Use the review-mapping article as the center of this module.

Primary identifier

Explain the options clearly:

  • single key
  • auto-generated key
  • compound key

Then teach the practical consequences. A convenient field is not necessarily a safe identifier. The architect should actively test uniqueness and think about change stability. If the chosen identifier can legitimately repeat, it is not an identifier.

Additional identifiers

These can improve merge quality, but they also increase merge reach. The architect should use them when they genuinely represent identity, not merely similarity.

Relation design

Move from review mapping into the relations guide. Relation setup forces the architect to decide:

  • which property points to the target record
  • whether edge, strict edge, or fuzzy edge is appropriate
  • which edge type expresses the business meaning

This is not just about making a pretty graph. Relation design affects the Relations tab, hierarchy behavior, and exported edge tables downstream.

Hierarchy

Then briefly connect to Hierarchy Builder. Even if hierarchy projects are constructed later, the architect should already understand that relation quality, business-domain scoping, and edge export choices influence whether hierarchies remain useful or become noise.

Role lens

Weak identifiers create false unity. Weak relations create false context. Both damage trust.

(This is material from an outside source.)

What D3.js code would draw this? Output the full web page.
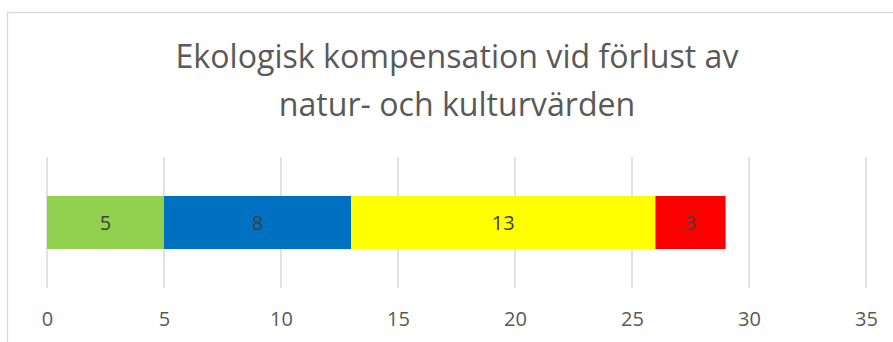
<!DOCTYPE html>
<html>
<head>
<meta charset="utf-8">
<script src="https://cdn.jsdelivr.net/npm/d3@7"></script>
<style>
  html, body { margin: 0; padding: 0; background: #fff; }
  svg { display: block; }
</style>
</head>
<body>
<svg id="chart" width="893" height="342"></svg>
<script>
// Single stacked bar: compensation measures, split into four parts
const categories = ["Ekologisk kompensation"];
const seriesNames = ["Del 1", "Del 2", "Del 3", "Del 4"];
const seriesValues = [5, 8, 13, 3];
const seriesColors = ["#92D050", "#0070C0", "#FFFF00", "#FF0000"];
const tickValues = [0, 5, 10, 15, 20, 25, 30, 35];
const titleLines = ["Ekologisk kompensation vid förlust av", "natur- och kulturvärden"];

const W = 893, H = 342;
const svg = d3.select("#chart");
const font = "'Open Sans', 'Liberation Sans', sans-serif";

// Chart frame
svg.append("rect")
  .attr("x", 7.5).attr("y", 12.5)
  .attr("width", 900).attr("height", 340)
  .attr("fill", "#fff")
  .attr("stroke", "#d9d9d9").attr("stroke-width", 1.3);

// Title, sized to fill its measured width
const titleCx = 457;
const titleG = svg.append("g");
const baselines = [68, 116];
titleLines.forEach((t, i) => {
  titleG.append("text")
    .attr("x", titleCx).attr("y", baselines[i])
    .attr("text-anchor", "middle")
    .attr("font-family", font)
    .attr("font-size", 30)
    .attr("fill", "#595959")
    .text(t);
});
const first = titleG.select("text").node();
const natural = first.getComputedTextLength();
const fitted = 30 * 563 / natural;
titleG.selectAll("text").attr("font-size", fitted);

// Scales
const x = d3.scaleLinear().domain([0, 35]).range([47, 866]);
const y = d3.scaleBand().domain(categories).range([157, 288]).paddingInner(0.424).paddingOuter(0.424);

// Vertical gridlines
svg.append("g")
  .selectAll("line")
  .data(tickValues)
  .join("line")
  .attr("x1", d => x(d)).attr("x2", d => x(d))
  .attr("y1", 157).attr("y2", 288)
  .attr("stroke", "#d9d9d9").attr("stroke-width", 1.5);

// Stack the series
const row = {};
seriesNames.forEach((n, i) => row[n] = seriesValues[i]);
row.category = categories[0];
const stacked = d3.stack().keys(seriesNames)([row]);

const segs = svg.append("g");
stacked.forEach((s, i) => {
  const d = s[0];
  segs.append("rect")
    .attr("x", x(d[0]))
    .attr("y", y(categories[0]))
    .attr("width", x(d[1]) - x(d[0]))
    .attr("height", y.bandwidth())
    .attr("fill", seriesColors[i]);
  segs.append("text")
    .attr("x", (x(d[0]) + x(d[1])) / 2)
    .attr("y", y(categories[0]) + y.bandwidth() / 2)
    .attr("dy", "0.35em")
    .attr("text-anchor", "middle")
    .attr("font-family", font)
    .attr("font-size", 20)
    .attr("fill", "#404040")
    .text(seriesValues[i]);
});

// X axis labels
const axis = d3.axisBottom(x).tickValues(tickValues).tickSize(0).tickPadding(0);
const axG = svg.append("g").attr("transform", "translate(0,312)").call(axis);
axG.select(".domain").remove();
axG.selectAll("text")
  .attr("font-family", font)
  .attr("font-size", 20)
  .attr("fill", "#595959")
  .attr("dy", "0.71em");
</script>
</body>
</html>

The architect’s responsibility is to make identity and connection behavior explicit, testable, and explainable.

Practice assignment

Choose one domain and answer:

  • what is the primary identifier and why is it safe?
  • what additional identifiers, if any, should exist?
  • what would a false merge look like in this domain?
  • what relation types should commonly exist?
  • should relation creation happen during mapping, via rules, or through later governance structures?

Exit criteria

  • The learner can compare single-key, auto-generated, and compound identifier choices.
  • The learner can explain the role of additional identifiers without overusing them.
  • The learner can design a relation with a clear business meaning and operational consequence.